--- start ---

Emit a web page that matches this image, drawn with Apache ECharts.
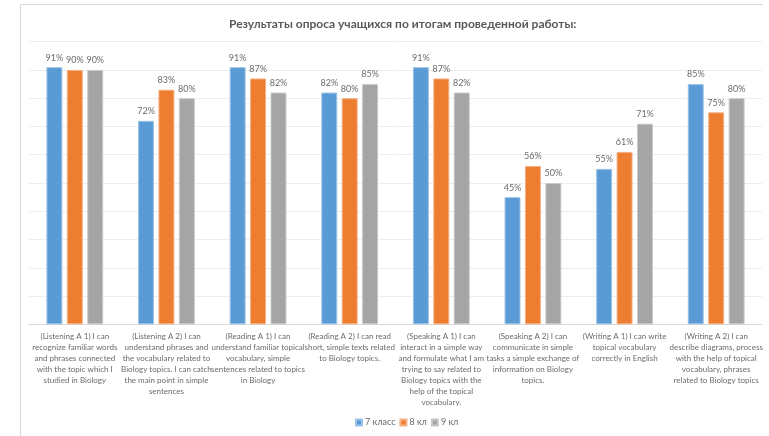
<!DOCTYPE html>
<html><head><meta charset="utf-8">
<script src="https://cdn.jsdelivr.net/npm/echarts@6/dist/echarts.min.js"></script>
<style>html,body{margin:0;padding:0;background:#fff}#c{width:769px;height:436px}</style>
</head><body><div id="c"></div>
<script>
const title = 'Результаты опроса учащихся по итогам проведенной работы:';
const categories = [
 '(Listening A 1) I can\nrecognize familiar words\nand phrases connected\nwith the topic which I\nstudied in Biology',
 '(Listening A 2) I can\nunderstand phrases and\nthe vocabulary related to\nBiology topics. I can catch\nthe main point in simple\nsentences',
 '(Reading A 1) I can\nunderstand familiar topical\nvocabulary, simple\nsentences related to topics\nin Biology',
 '(Reading A 2) I can read\nshort, simple texts related\nto Biology topics.',
 '(Speaking A 1) I can\ninteract in a simple way\nand formulate what I am\ntrying to say related to\nBiology topics with the\nhelp of the topical\nvocabulary.',
 '(Speaking A 2) I can\ncommunicate in simple\ntasks a simple exchange of\ninformation on Biology\ntopics.',
 '(Writing A 1) I can write\ntopical vocabulary\ncorrectly in English',
 '(Writing A 2) I can\ndescribe diagrams, process\nwith the help of topical\nvocabulary, phrases\nrelated to Biology topics'
];
const seriesNames = ['7 класс', '8 кл', '9 кл'];
const grade7 = [91, 72, 91, 82, 91, 45, 55, 85];
const grade8 = [90, 83, 87, 80, 87, 56, 61, 75];
const grade9 = [90, 80, 82, 85, 82, 50, 71, 80];
const colors = ['#5B9BD5', '#ED7D31', '#A5A5A5'];
const borders = ['#9DC3E6', '#F4B183', '#C9C9C9'];

const FONT = 'Lato';
const chart = echarts.init(document.getElementById('c'), null, {renderer: 'canvas'});
const mk = (name, data, i) => ({
  name, type: 'bar', data,
  barGap: '28%', barCategoryGap: '38%',
  itemStyle: {color: colors[i], borderColor: borders[i], borderWidth: 1},
  label: {show: true, position: 'top', formatter: '{c}%', color: '#6b6b6b', fontSize: 9, fontFamily: FONT, distance: 5},
  emphasis: {disabled: true}
});
chart.setOption({
  animation: false,
  title: {text: title, left: 224, top: 13, textStyle: {fontFamily: FONT, fontSize: 12, fontWeight: 'bold', color: '#595959'}},
  legend: {top: 413, left: 350, itemWidth: 6, itemHeight: 6, itemGap: 4, icon: 'rect',
    textStyle: {fontFamily: FONT, fontSize: 9, color: '#6b6b6b', padding: [0, 0, 0, -2]}, data: seriesNames},
  grid: {left: 29, right: 7, top: 41.7, bottom: 111.7, containLabel: false},
  xAxis: {type: 'category', data: categories,
    axisLine: {lineStyle: {color: '#D9D9D9'}}, axisTick: {show: false},
    axisLabel: {interval: 0, fontFamily: FONT, fontSize: 8, color: '#6b6b6b', lineHeight: 11, margin: 7}},
  yAxis: {type: 'value', min: 0, max: 100, interval: 10,
    axisLabel: {show: false}, axisLine: {show: false}, axisTick: {show: false},
    splitLine: {lineStyle: {color: '#EDEDED'}}},
  graphic: [
    {type: 'line', shape: {x1: 20.5, y1: 4, x2: 20.5, y2: 436}, style: {stroke: '#D9D9D9', lineWidth: 1}},
    {type: 'line', shape: {x1: 20, y1: 4.5, x2: 763, y2: 4.5}, style: {stroke: '#D9D9D9', lineWidth: 1}}
  ],
  series: [mk(seriesNames[0], grade7, 0), mk(seriesNames[1], grade8, 1), mk(seriesNames[2], grade9, 2)]
});
</script></body></html>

--- end ---

_The task_
Write the listing above out again exactly, dropping each image.

_Solution to the problem_
Emit a web page that matches this image, drawn with Apache ECharts.
<!DOCTYPE html>
<html><head><meta charset="utf-8">
<script src="https://cdn.jsdelivr.net/npm/echarts@6/dist/echarts.min.js"></script>
<style>html,body{margin:0;padding:0;background:#fff}#c{width:769px;height:436px}</style>
</head><body><div id="c"></div>
<script>
const title = 'Результаты опроса учащихся по итогам проведенной работы:';
const categories = [
 '(Listening A 1) I can\nrecognize familiar words\nand phrases connected\nwith the topic which I\nstudied in Biology',
 '(Listening A 2) I can\nunderstand phrases and\nthe vocabulary related to\nBiology topics. I can catch\nthe main point in simple\nsentences',
 '(Reading A 1) I can\nunderstand familiar topical\nvocabulary, simple\nsentences related to topics\nin Biology',
 '(Reading A 2) I can read\nshort, simple texts related\nto Biology topics.',
 '(Speaking A 1) I can\ninteract in a simple way\nand formulate what I am\ntrying to say related to\nBiology topics with the\nhelp of the topical\nvocabulary.',
 '(Speaking A 2) I can\ncommunicate in simple\ntasks a simple exchange of\ninformation on Biology\ntopics.',
 '(Writing A 1) I can write\ntopical vocabulary\ncorrectly in English',
 '(Writing A 2) I can\ndescribe diagrams, process\nwith the help of topical\nvocabulary, phrases\nrelated to Biology topics'
];
const seriesNames = ['7 класс', '8 кл', '9 кл'];
const grade7 = [91, 72, 91, 82, 91, 45, 55, 85];
const grade8 = [90, 83, 87, 80, 87, 56, 61, 75];
const grade9 = [90, 80, 82, 85, 82, 50, 71, 80];
const colors = ['#5B9BD5', '#ED7D31', '#A5A5A5'];
const borders = ['#9DC3E6', '#F4B183', '#C9C9C9'];

const FONT = 'Lato';
const chart = echarts.init(document.getElementById('c'), null, {renderer: 'canvas'});
const mk = (name, data, i) => ({
  name, type: 'bar', data,
  barGap: '28%', barCategoryGap: '38%',
  itemStyle: {color: colors[i], borderColor: borders[i], borderWidth: 1},
  label: {show: true, position: 'top', formatter: '{c}%', color: '#6b6b6b', fontSize: 9, fontFamily: FONT, distance: 5},
  emphasis: {disabled: true}
});
chart.setOption({
  animation: false,
  title: {text: title, left: 224, top: 13, textStyle: {fontFamily: FONT, fontSize: 12, fontWeight: 'bold', color: '#595959'}},
  legend: {top: 413, left: 350, itemWidth: 6, itemHeight: 6, itemGap: 4, icon: 'rect',
    textStyle: {fontFamily: FONT, fontSize: 9, color: '#6b6b6b', padding: [0, 0, 0, -2]}, data: seriesNames},
  grid: {left: 29, right: 7, top: 41.7, bottom: 111.7, containLabel: false},
  xAxis: {type: 'category', data: categories,
    axisLine: {lineStyle: {color: '#D9D9D9'}}, axisTick: {show: false},
    axisLabel: {interval: 0, fontFamily: FONT, fontSize: 8, color: '#6b6b6b', lineHeight: 11, margin: 7}},
  yAxis: {type: 'value', min: 0, max: 100, interval: 10,
    axisLabel: {show: false}, axisLine: {show: false}, axisTick: {show: false},
    splitLine: {lineStyle: {color: '#EDEDED'}}},
  graphic: [
    {type: 'line', shape: {x1: 20.5, y1: 4, x2: 20.5, y2: 436}, style: {stroke: '#D9D9D9', lineWidth: 1}},
    {type: 'line', shape: {x1: 20, y1: 4.5, x2: 763, y2: 4.5}, style: {stroke: '#D9D9D9', lineWidth: 1}}
  ],
  series: [mk(seriesNames[0], grade7, 0), mk(seriesNames[1], grade8, 1), mk(seriesNames[2], grade9, 2)]
});
</script></body></html>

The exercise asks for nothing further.